Bunu sınama imkânımız yok ama bence demezdi.
NEDEN BEKİR COŞKUN VE EMİN ÇÖLAŞAN İÇİN DE DEMEDİ BUNLARI
Hükümetin baskısı sonucu işinden ayrıldığı ya da gazetesiyle ilişkisi kesildiği söylenen sair isimlerle ilgili en ufak bir rahatsızlık içinde görmedik çünkü onu...
Burada sihirli ifade, “hükümetin baskısı...”
Emin Çölaşan ve Bekir Coşkun’un mağduriyetleri için de kullanılmıştı bu ifade...
Kişilerin durumunu, konumunu, ideolojik tercihlerini değil, bizatihi o kişilerin karşılaştığı baskıyı (hükümet baskısının ortaya çıkardığı “olgu”yu) dert edinmiş Mehmet Altan’ın, en azından Emin Çölaşan ve Bekir Coşkun için de bir eylem planı yapması gerekiyordu ama yapmadı... Onurlu bir duruş sergileyip, “mağduriyetlere” yol açan yazıları köşesinde yayınlayabilirdi ama yayınlamadı... Elinde Çölaşan ve Coşkun’un yazıları, ekran ekran dolaşabilirdi ama dolaşmadı.
MEHMET ALTAN İDEOLOJİ SEÇİYOR, ADAM SEÇİYOR
Demek ki, her zaman ilkeden bakmıyor.
İdeoloji seçiyor.
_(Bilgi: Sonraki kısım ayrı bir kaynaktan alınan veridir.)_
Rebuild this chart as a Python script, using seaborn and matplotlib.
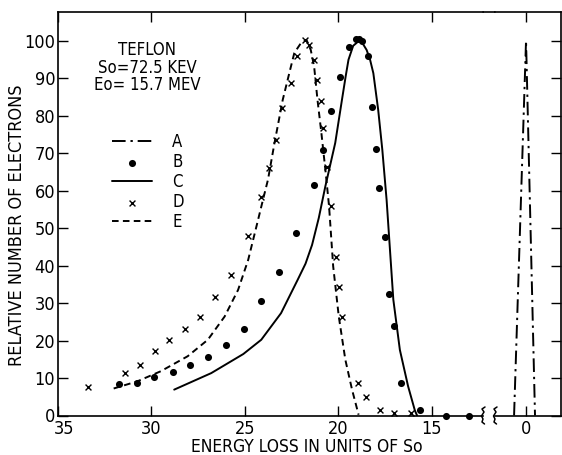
import matplotlib
matplotlib.use("Agg")
import matplotlib.pyplot as plt
import matplotlib.transforms as mtransforms
import seaborn as sns
from matplotlib.lines import Line2D

sns.set_style("ticks")
plt.rcParams['font.family'] = ['DejaVu Sans']
plt.rcParams['font.stretch'] = 'condensed'
plt.rcParams['text.color'] = 'k'
plt.rcParams['axes.labelcolor'] = 'k'
plt.rcParams['xtick.color'] = 'k'
plt.rcParams['ytick.color'] = 'k'

# ---- data ----
# A: dash-dot spike at zero energy loss
a_x = [0.64, 0.0, -0.48]
a_y = [0.0, 100.0, 0.0]

# B: dots
b_x = [31.75, 30.79, 29.86, 28.87, 27.92, 26.98, 25.99, 25.05, 24.12, 23.18,
       22.26, 21.32, 20.79, 20.37, 19.88, 19.44, 19.05, 18.90, 18.75, 18.43,
       18.17, 17.97, 17.80, 17.52, 17.27, 17.04, 16.62, 15.62, 14.25, 13.0]
b_y = [8.4, 8.8, 10.4, 11.6, 13.5, 15.5, 18.7, 23.0, 30.6, 38.2,
       48.7, 61.5, 70.9, 81.1, 90.3, 98.3, 100.3, 100.5, 100.0, 95.8,
       82.3, 71.1, 60.7, 47.6, 32.4, 23.9, 8.7, 1.4, 0.0, 0.0]

# C: solid curve
c_x = [28.78, 26.80, 25.08, 24.12, 23.06, 22.17, 21.75, 21.40, 21.04, 20.69,
       20.16, 19.80, 19.60, 19.45, 19.20, 18.92, 18.70, 18.48, 18.30, 18.12,
       17.86, 17.64, 17.41, 17.23, 17.05, 16.70, 16.26, 15.90, 15.78]
c_y = [6.9, 11.3, 16.4, 20.2, 27.3, 36.2, 40.5, 45.5, 52.7, 61.1,
       72.7, 84.2, 90.5, 94.9, 98.6, 99.8, 99.3, 97.5, 95.0, 91.3,
       81.5, 70.9, 57.5, 44.2, 30.9, 17.5, 7.8, 1.4, 0.0]

# D: crosses
d_x = [33.37, 31.44, 30.63, 29.80, 29.05, 28.19, 27.39, 26.57, 25.76, 24.82,
       24.12, 23.73, 23.32, 23.02, 22.55, 22.20, 21.76, 21.55, 21.32, 21.16,
       20.93, 20.79, 20.58, 20.37, 20.14, 19.97, 19.79, 18.94, 18.51, 17.76,
       17.00, 16.13]
d_y = [7.6, 11.3, 13.6, 17.1, 20.1, 23.1, 26.3, 31.6, 37.4, 48.0,
       58.4, 66.0, 73.5, 82.0, 88.7, 95.8, 100.2, 98.9, 94.9, 89.5,
       83.8, 76.7, 66.4, 55.9, 42.4, 34.3, 26.2, 8.8, 4.9, 1.5,
       0.8, 0.8]

# E: dashed curve
e_x = [32.02, 30.76, 29.50, 28.06, 26.98, 26.08, 25.36, 24.82, 24.29, 24.03,
       23.76, 23.41, 22.97, 22.62, 22.35, 22.00, 21.70, 21.47, 21.29, 21.11,
       20.90, 20.67, 20.49, 20.27, 19.97, 19.62, 19.26, 18.91]
e_y = [7.2, 9.1, 11.8, 15.8, 20.2, 26.4, 33.5, 41.5, 52.2, 57.5,
       62.9, 72.7, 84.2, 91.3, 96.7, 99.3, 100.2, 97.5, 93.1, 84.2,
       75.3, 64.7, 55.8, 39.8, 26.4, 14.9, 6.9, 0.2]

left_ticks = [35, 30, 25, 20, 15]
right_ticks = [0]
y_ticks = list(range(0, 101, 10))

# ---- figure ----
W, H = 562, 455
fig = plt.figure(figsize=(W / 100, H / 100), dpi=100)
bot, top = 415.5, 11.7
ax = fig.add_axes([58 / W, (H - bot) / H, (483 - 58) / W, (bot - top) / H])
ax2 = fig.add_axes([495 / W, (H - bot) / H, (561 - 495) / W, (bot - top) / H])

lw = 1.4
sns.lineplot(x=c_x, y=c_y, ax=ax, color='k', lw=lw, sort=False,
             estimator=None, label='C')
sns.lineplot(x=e_x, y=e_y, ax=ax, color='k', lw=lw, sort=False,
             estimator=None, label='E', linestyle=(0, (3.4, 2.2)))
sns.scatterplot(x=b_x, y=b_y, ax=ax, color='k', marker='o', s=26,
                linewidth=0, label='B', clip_on=False, zorder=5)
sns.scatterplot(x=d_x, y=d_y, ax=ax, color='k', marker='x', s=18,
                linewidth=1.0, label='D', clip_on=False, zorder=5)
sns.lineplot(x=a_x, y=a_y, ax=ax2, color='k', lw=lw, sort=False,
             estimator=None, label='A', linestyle=(0, (7, 2.5, 1.2, 2.5)))

ax.set_xlim(35, 12.25)
ax2.set_xlim(1.66, -1.87)
for a in (ax, ax2):
    a.set_ylim(0, 107.7)
    for s in a.spines.values():
        s.set_linewidth(1.2)
        s.set_color('k')

ax.spines['right'].set_visible(False)
ax2.spines['left'].set_visible(False)

ax.set_xticks(left_ticks)
ax.set_xticklabels([str(t) for t in left_ticks])
ax.set_yticks(y_ticks)
ax.set_yticklabels([str(t) for t in y_ticks])
ax.tick_params(axis='both', direction='in', length=7, width=1.0,
               labelsize=13, pad=2, top=True, right=False)
ax.tick_params(axis='x', pad=3)
# the "35" label sits a little to the right of the corner
lab35 = ax.get_xticklabels()[0]
lab35.set_transform(lab35.get_transform() +
                    mtransforms.ScaledTranslation(6 / 100, 0, fig.dpi_scale_trans))

ax2.set_xticks(right_ticks)
ax2.set_xticklabels(['0'])
ax2.set_yticks(y_ticks)
ax2.tick_params(axis='both', direction='in', length=7, width=1.0,
                labelsize=13, pad=3, top=True, left=False, right=True,
                labelleft=False)
ax2.set_ylabel('')
ax2.set_xlabel('')

ax.set_xlabel('ENERGY LOSS IN UNITS OF So', fontsize=12.5)
ax.xaxis.set_label_coords(0.586, -0.056)
ax.set_ylabel('RELATIVE NUMBER OF ELECTRONS', fontsize=13)
ax.yaxis.set_label_coords(-0.075, 0.472)

# continue top frame over the break and draw break marks
fig.add_artist(Line2D([483 / W, 495 / W], [(H - top) / H] * 2,
                      transform=fig.transFigure, color='k', lw=1.2))
for xb in (483, 495):
    xs = [xb + 2, xb - 1, xb + 1, xb - 1.5, xb, xb - 1, xb + 1.5]
    ys = [407, 409, 412, 416, 419, 422, 424]
    fig.add_artist(Line2D([x / W for x in xs], [(H - y) / H for y in ys],
                          transform=fig.transFigure, color='k', lw=1.1))

# annotation block
fig.text(147 / W, 1 - 50 / H, 'TEFLON', ha='center', va='center', fontsize=12)
fig.text(147 / W, 1 - 68 / H, 'So=72.5 KEV', ha='center', va='center', fontsize=12)
fig.text(147 / W, 1 - 85 / H, 'Eo= 15.7 MEV', ha='center', va='center', fontsize=12)

# legend
h1, l1 = ax.get_legend_handles_labels()
h2, l2 = ax2.get_legend_handles_labels()
pairs = sorted(zip(l1 + l2, h1 + h2), key=lambda p: p[0])
if ax2.get_legend() is not None:
    ax2.get_legend().remove()
ax.legend([p[1] for p in pairs], [p[0] for p in pairs],
          loc='upper left', bbox_to_anchor=(112 / W, 1 - 133 / H),
          bbox_transform=fig.transFigure, frameon=False, fontsize=12,
          borderpad=0, borderaxespad=0, handlelength=2.4, handletextpad=1.2,
          labelspacing=0.12)

fig.savefig('out.png', dpi=100)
Hatta, adam seçiyor.
Emin Çölaşan ve Bekir Coşkun söz konusu olduğunda, vaki “hükümet baskısı” tolere edilebilir, üzerinde durulmayabilir, onurlu davranış sergilemeyi gerektirmeyebilir bir şeye mi dönüşüyor? Hükümet baskısı anti-demokrat düşüncelere yöneldiğinde meşru, demokrat düşüncelere yöneldiğinde gayrı meşru mu sayılıyor?
Böyle mi oluyor?
HÜKÜMET BASKISI KİME YÖNELİRSE YÖNELSİN...
Hükümet baskısı, hükümet baskısıdır oysa... Kime yönelirse yönelsin, niteliği değişmez.
Emin Çölaşan’a da yönelse hükümet baskısıdır, Ali Akel’e de yönelse hükümet baskısıdır.
Hayatını ilke üzerine kurmuş Mehmet Altan neden böyle şeyler yapıyor, neden ideoloji ve adam seçiyor?